■ Task statement
Go through the data and copy every line exactly, but not the images.

■ Material provided

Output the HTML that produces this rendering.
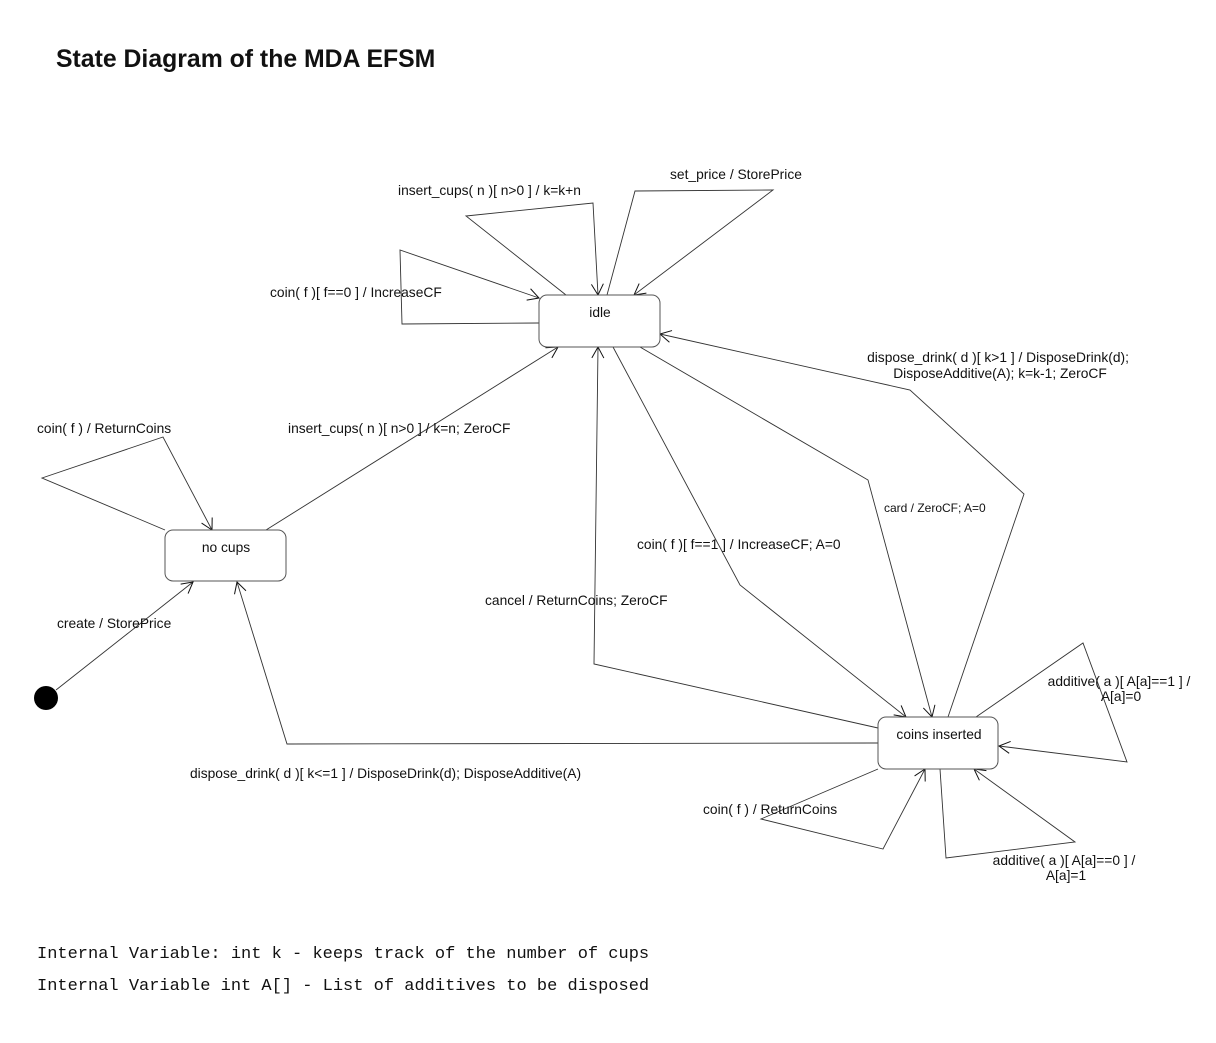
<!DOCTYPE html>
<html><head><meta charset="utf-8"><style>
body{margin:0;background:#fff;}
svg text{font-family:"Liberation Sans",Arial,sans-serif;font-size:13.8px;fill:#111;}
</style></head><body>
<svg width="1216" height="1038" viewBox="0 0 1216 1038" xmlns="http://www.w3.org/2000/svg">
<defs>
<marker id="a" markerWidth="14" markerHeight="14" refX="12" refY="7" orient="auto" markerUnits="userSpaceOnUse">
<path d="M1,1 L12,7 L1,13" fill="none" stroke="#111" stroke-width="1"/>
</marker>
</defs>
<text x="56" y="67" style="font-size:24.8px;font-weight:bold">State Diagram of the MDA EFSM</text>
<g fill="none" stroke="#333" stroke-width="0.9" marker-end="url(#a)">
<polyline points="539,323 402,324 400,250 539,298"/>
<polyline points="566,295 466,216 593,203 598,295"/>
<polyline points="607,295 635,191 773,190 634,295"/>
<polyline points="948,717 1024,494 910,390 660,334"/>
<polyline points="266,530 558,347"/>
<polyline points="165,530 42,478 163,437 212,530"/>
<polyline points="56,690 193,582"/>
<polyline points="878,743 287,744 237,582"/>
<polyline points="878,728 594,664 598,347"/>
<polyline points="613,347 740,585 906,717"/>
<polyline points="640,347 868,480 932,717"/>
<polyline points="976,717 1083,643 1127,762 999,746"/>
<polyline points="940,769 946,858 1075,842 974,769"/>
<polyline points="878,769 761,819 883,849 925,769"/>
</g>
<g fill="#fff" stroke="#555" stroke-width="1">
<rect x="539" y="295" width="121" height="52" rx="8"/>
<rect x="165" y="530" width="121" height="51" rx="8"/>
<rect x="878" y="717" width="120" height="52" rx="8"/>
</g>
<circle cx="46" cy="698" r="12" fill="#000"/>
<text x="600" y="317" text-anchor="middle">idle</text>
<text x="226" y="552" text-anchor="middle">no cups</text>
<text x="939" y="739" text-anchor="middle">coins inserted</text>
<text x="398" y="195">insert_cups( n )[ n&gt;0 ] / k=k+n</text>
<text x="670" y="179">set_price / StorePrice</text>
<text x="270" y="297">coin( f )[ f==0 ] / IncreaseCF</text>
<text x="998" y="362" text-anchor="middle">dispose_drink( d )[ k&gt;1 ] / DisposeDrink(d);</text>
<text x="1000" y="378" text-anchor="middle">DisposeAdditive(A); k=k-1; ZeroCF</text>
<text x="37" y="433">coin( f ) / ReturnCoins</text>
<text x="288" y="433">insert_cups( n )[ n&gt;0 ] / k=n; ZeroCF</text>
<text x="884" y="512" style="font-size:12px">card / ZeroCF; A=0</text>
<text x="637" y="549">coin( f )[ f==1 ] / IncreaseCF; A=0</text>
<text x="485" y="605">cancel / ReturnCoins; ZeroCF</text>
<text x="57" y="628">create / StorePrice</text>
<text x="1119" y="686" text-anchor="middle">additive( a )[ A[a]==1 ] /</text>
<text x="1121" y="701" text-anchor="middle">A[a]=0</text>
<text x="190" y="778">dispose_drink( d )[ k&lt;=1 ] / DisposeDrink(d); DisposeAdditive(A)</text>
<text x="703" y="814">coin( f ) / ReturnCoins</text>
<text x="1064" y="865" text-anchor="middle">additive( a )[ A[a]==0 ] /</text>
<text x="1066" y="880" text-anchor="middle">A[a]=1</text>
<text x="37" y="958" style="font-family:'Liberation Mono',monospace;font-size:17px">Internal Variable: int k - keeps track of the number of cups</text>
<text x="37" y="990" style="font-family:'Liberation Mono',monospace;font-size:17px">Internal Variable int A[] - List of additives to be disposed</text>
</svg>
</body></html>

■ Task answer
Output the HTML that produces this rendering.
<!DOCTYPE html>
<html><head><meta charset="utf-8"><style>
body{margin:0;background:#fff;}
svg text{font-family:"Liberation Sans",Arial,sans-serif;font-size:13.8px;fill:#111;}
</style></head><body>
<svg width="1216" height="1038" viewBox="0 0 1216 1038" xmlns="http://www.w3.org/2000/svg">
<defs>
<marker id="a" markerWidth="14" markerHeight="14" refX="12" refY="7" orient="auto" markerUnits="userSpaceOnUse">
<path d="M1,1 L12,7 L1,13" fill="none" stroke="#111" stroke-width="1"/>
</marker>
</defs>
<text x="56" y="67" style="font-size:24.8px;font-weight:bold">State Diagram of the MDA EFSM</text>
<g fill="none" stroke="#333" stroke-width="0.9" marker-end="url(#a)">
<polyline points="539,323 402,324 400,250 539,298"/>
<polyline points="566,295 466,216 593,203 598,295"/>
<polyline points="607,295 635,191 773,190 634,295"/>
<polyline points="948,717 1024,494 910,390 660,334"/>
<polyline points="266,530 558,347"/>
<polyline points="165,530 42,478 163,437 212,530"/>
<polyline points="56,690 193,582"/>
<polyline points="878,743 287,744 237,582"/>
<polyline points="878,728 594,664 598,347"/>
<polyline points="613,347 740,585 906,717"/>
<polyline points="640,347 868,480 932,717"/>
<polyline points="976,717 1083,643 1127,762 999,746"/>
<polyline points="940,769 946,858 1075,842 974,769"/>
<polyline points="878,769 761,819 883,849 925,769"/>
</g>
<g fill="#fff" stroke="#555" stroke-width="1">
<rect x="539" y="295" width="121" height="52" rx="8"/>
<rect x="165" y="530" width="121" height="51" rx="8"/>
<rect x="878" y="717" width="120" height="52" rx="8"/>
</g>
<circle cx="46" cy="698" r="12" fill="#000"/>
<text x="600" y="317" text-anchor="middle">idle</text>
<text x="226" y="552" text-anchor="middle">no cups</text>
<text x="939" y="739" text-anchor="middle">coins inserted</text>
<text x="398" y="195">insert_cups( n )[ n&gt;0 ] / k=k+n</text>
<text x="670" y="179">set_price / StorePrice</text>
<text x="270" y="297">coin( f )[ f==0 ] / IncreaseCF</text>
<text x="998" y="362" text-anchor="middle">dispose_drink( d )[ k&gt;1 ] / DisposeDrink(d);</text>
<text x="1000" y="378" text-anchor="middle">DisposeAdditive(A); k=k-1; ZeroCF</text>
<text x="37" y="433">coin( f ) / ReturnCoins</text>
<text x="288" y="433">insert_cups( n )[ n&gt;0 ] / k=n; ZeroCF</text>
<text x="884" y="512" style="font-size:12px">card / ZeroCF; A=0</text>
<text x="637" y="549">coin( f )[ f==1 ] / IncreaseCF; A=0</text>
<text x="485" y="605">cancel / ReturnCoins; ZeroCF</text>
<text x="57" y="628">create / StorePrice</text>
<text x="1119" y="686" text-anchor="middle">additive( a )[ A[a]==1 ] /</text>
<text x="1121" y="701" text-anchor="middle">A[a]=0</text>
<text x="190" y="778">dispose_drink( d )[ k&lt;=1 ] / DisposeDrink(d); DisposeAdditive(A)</text>
<text x="703" y="814">coin( f ) / ReturnCoins</text>
<text x="1064" y="865" text-anchor="middle">additive( a )[ A[a]==0 ] /</text>
<text x="1066" y="880" text-anchor="middle">A[a]=1</text>
<text x="37" y="958" style="font-family:'Liberation Mono',monospace;font-size:17px">Internal Variable: int k - keeps track of the number of cups</text>
<text x="37" y="990" style="font-family:'Liberation Mono',monospace;font-size:17px">Internal Variable int A[] - List of additives to be disposed</text>
</svg>
</body></html>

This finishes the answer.